╔══

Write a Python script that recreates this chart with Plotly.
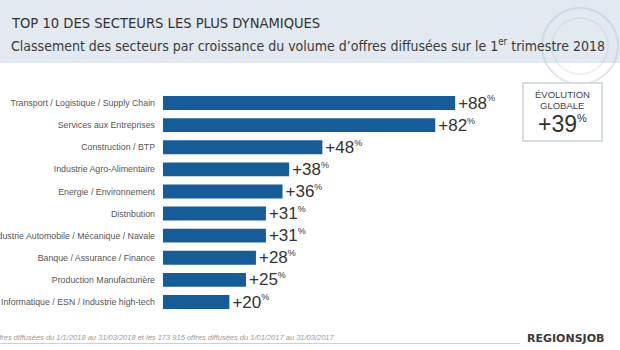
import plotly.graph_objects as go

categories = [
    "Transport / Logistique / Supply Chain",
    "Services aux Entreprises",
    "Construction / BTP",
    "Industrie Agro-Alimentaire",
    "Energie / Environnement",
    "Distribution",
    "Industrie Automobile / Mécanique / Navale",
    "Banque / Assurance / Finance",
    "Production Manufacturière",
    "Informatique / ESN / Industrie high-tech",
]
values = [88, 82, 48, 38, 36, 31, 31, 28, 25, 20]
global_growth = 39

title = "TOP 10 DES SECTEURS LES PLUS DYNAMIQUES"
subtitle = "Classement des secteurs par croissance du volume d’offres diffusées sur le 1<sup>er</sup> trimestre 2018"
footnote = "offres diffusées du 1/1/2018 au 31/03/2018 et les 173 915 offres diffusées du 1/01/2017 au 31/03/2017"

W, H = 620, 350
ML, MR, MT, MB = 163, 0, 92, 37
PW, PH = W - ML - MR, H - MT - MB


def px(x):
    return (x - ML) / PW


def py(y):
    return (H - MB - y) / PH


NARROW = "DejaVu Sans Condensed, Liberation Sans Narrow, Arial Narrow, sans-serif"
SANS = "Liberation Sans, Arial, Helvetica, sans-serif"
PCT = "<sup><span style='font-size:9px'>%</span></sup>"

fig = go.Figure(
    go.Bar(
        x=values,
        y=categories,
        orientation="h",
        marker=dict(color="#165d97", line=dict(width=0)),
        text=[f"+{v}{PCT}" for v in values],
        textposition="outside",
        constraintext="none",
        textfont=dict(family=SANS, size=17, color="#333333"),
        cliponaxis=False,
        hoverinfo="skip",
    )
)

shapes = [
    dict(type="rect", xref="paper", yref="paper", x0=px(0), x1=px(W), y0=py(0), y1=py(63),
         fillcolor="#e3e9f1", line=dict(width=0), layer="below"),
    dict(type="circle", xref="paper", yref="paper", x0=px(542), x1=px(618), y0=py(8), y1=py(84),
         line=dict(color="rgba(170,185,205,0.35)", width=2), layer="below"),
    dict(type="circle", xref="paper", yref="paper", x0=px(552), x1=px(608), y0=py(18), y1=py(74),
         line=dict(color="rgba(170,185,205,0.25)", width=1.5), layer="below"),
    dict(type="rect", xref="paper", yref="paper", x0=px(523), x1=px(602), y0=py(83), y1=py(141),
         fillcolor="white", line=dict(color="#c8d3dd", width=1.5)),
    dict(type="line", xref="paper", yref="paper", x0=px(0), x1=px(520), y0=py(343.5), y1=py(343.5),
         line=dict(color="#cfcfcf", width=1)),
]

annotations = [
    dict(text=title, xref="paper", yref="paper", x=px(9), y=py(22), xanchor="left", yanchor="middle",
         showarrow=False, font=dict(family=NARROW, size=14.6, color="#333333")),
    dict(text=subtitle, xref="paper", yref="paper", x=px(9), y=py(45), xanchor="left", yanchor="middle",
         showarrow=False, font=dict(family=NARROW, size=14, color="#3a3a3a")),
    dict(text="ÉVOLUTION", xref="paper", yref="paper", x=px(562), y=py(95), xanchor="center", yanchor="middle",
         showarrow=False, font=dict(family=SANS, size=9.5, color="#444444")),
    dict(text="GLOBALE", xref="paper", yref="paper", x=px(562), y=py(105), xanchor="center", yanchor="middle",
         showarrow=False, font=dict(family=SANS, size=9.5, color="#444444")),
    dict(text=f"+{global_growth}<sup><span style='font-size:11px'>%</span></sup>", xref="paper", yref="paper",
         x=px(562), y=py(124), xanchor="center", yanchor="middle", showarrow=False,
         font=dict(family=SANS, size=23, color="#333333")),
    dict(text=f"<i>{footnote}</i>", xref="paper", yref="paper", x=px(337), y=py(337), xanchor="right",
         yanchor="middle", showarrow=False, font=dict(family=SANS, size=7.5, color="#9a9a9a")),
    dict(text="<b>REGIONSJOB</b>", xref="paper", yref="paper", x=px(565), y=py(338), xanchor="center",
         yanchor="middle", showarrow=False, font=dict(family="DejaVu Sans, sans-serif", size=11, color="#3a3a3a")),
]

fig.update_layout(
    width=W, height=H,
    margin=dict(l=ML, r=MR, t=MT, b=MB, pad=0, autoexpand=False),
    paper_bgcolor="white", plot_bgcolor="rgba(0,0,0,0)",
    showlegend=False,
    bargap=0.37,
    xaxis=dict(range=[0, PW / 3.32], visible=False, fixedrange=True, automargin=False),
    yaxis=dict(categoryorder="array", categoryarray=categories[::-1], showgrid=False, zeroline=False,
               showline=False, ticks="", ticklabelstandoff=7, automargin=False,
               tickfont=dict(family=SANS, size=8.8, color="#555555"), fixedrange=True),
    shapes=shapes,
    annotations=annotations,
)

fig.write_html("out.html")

╚══

▶ [Do this]: All the material shown above is to be copied exactly, with no pictures carried over.

▶ [Correct result]:
Write a Python script that recreates this chart with Plotly.
import plotly.graph_objects as go

categories = [
    "Transport / Logistique / Supply Chain",
    "Services aux Entreprises",
    "Construction / BTP",
    "Industrie Agro-Alimentaire",
    "Energie / Environnement",
    "Distribution",
    "Industrie Automobile / Mécanique / Navale",
    "Banque / Assurance / Finance",
    "Production Manufacturière",
    "Informatique / ESN / Industrie high-tech",
]
values = [88, 82, 48, 38, 36, 31, 31, 28, 25, 20]
global_growth = 39

title = "TOP 10 DES SECTEURS LES PLUS DYNAMIQUES"
subtitle = "Classement des secteurs par croissance du volume d’offres diffusées sur le 1<sup>er</sup> trimestre 2018"
footnote = "offres diffusées du 1/1/2018 au 31/03/2018 et les 173 915 offres diffusées du 1/01/2017 au 31/03/2017"

W, H = 620, 350
ML, MR, MT, MB = 163, 0, 92, 37
PW, PH = W - ML - MR, H - MT - MB


def px(x):
    return (x - ML) / PW


def py(y):
    return (H - MB - y) / PH


NARROW = "DejaVu Sans Condensed, Liberation Sans Narrow, Arial Narrow, sans-serif"
SANS = "Liberation Sans, Arial, Helvetica, sans-serif"
PCT = "<sup><span style='font-size:9px'>%</span></sup>"

fig = go.Figure(
    go.Bar(
        x=values,
        y=categories,
        orientation="h",
        marker=dict(color="#165d97", line=dict(width=0)),
        text=[f"+{v}{PCT}" for v in values],
        textposition="outside",
        constraintext="none",
        textfont=dict(family=SANS, size=17, color="#333333"),
        cliponaxis=False,
        hoverinfo="skip",
    )
)

shapes = [
    dict(type="rect", xref="paper", yref="paper", x0=px(0), x1=px(W), y0=py(0), y1=py(63),
         fillcolor="#e3e9f1", line=dict(width=0), layer="below"),
    dict(type="circle", xref="paper", yref="paper", x0=px(542), x1=px(618), y0=py(8), y1=py(84),
         line=dict(color="rgba(170,185,205,0.35)", width=2), layer="below"),
    dict(type="circle", xref="paper", yref="paper", x0=px(552), x1=px(608), y0=py(18), y1=py(74),
         line=dict(color="rgba(170,185,205,0.25)", width=1.5), layer="below"),
    dict(type="rect", xref="paper", yref="paper", x0=px(523), x1=px(602), y0=py(83), y1=py(141),
         fillcolor="white", line=dict(color="#c8d3dd", width=1.5)),
    dict(type="line", xref="paper", yref="paper", x0=px(0), x1=px(520), y0=py(343.5), y1=py(343.5),
         line=dict(color="#cfcfcf", width=1)),
]

annotations = [
    dict(text=title, xref="paper", yref="paper", x=px(9), y=py(22), xanchor="left", yanchor="middle",
         showarrow=False, font=dict(family=NARROW, size=14.6, color="#333333")),
    dict(text=subtitle, xref="paper", yref="paper", x=px(9), y=py(45), xanchor="left", yanchor="middle",
         showarrow=False, font=dict(family=NARROW, size=14, color="#3a3a3a")),
    dict(text="ÉVOLUTION", xref="paper", yref="paper", x=px(562), y=py(95), xanchor="center", yanchor="middle",
         showarrow=False, font=dict(family=SANS, size=9.5, color="#444444")),
    dict(text="GLOBALE", xref="paper", yref="paper", x=px(562), y=py(105), xanchor="center", yanchor="middle",
         showarrow=False, font=dict(family=SANS, size=9.5, color="#444444")),
    dict(text=f"+{global_growth}<sup><span style='font-size:11px'>%</span></sup>", xref="paper", yref="paper",
         x=px(562), y=py(124), xanchor="center", yanchor="middle", showarrow=False,
         font=dict(family=SANS, size=23, color="#333333")),
    dict(text=f"<i>{footnote}</i>", xref="paper", yref="paper", x=px(337), y=py(337), xanchor="right",
         yanchor="middle", showarrow=False, font=dict(family=SANS, size=7.5, color="#9a9a9a")),
    dict(text="<b>REGIONSJOB</b>", xref="paper", yref="paper", x=px(565), y=py(338), xanchor="center",
         yanchor="middle", showarrow=False, font=dict(family="DejaVu Sans, sans-serif", size=11, color="#3a3a3a")),
]

fig.update_layout(
    width=W, height=H,
    margin=dict(l=ML, r=MR, t=MT, b=MB, pad=0, autoexpand=False),
    paper_bgcolor="white", plot_bgcolor="rgba(0,0,0,0)",
    showlegend=False,
    bargap=0.37,
    xaxis=dict(range=[0, PW / 3.32], visible=False, fixedrange=True, automargin=False),
    yaxis=dict(categoryorder="array", categoryarray=categories[::-1], showgrid=False, zeroline=False,
               showline=False, ticks="", ticklabelstandoff=7, automargin=False,
               tickfont=dict(family=SANS, size=8.8, color="#555555"), fixedrange=True),
    shapes=shapes,
    annotations=annotations,
)

fig.write_html("out.html")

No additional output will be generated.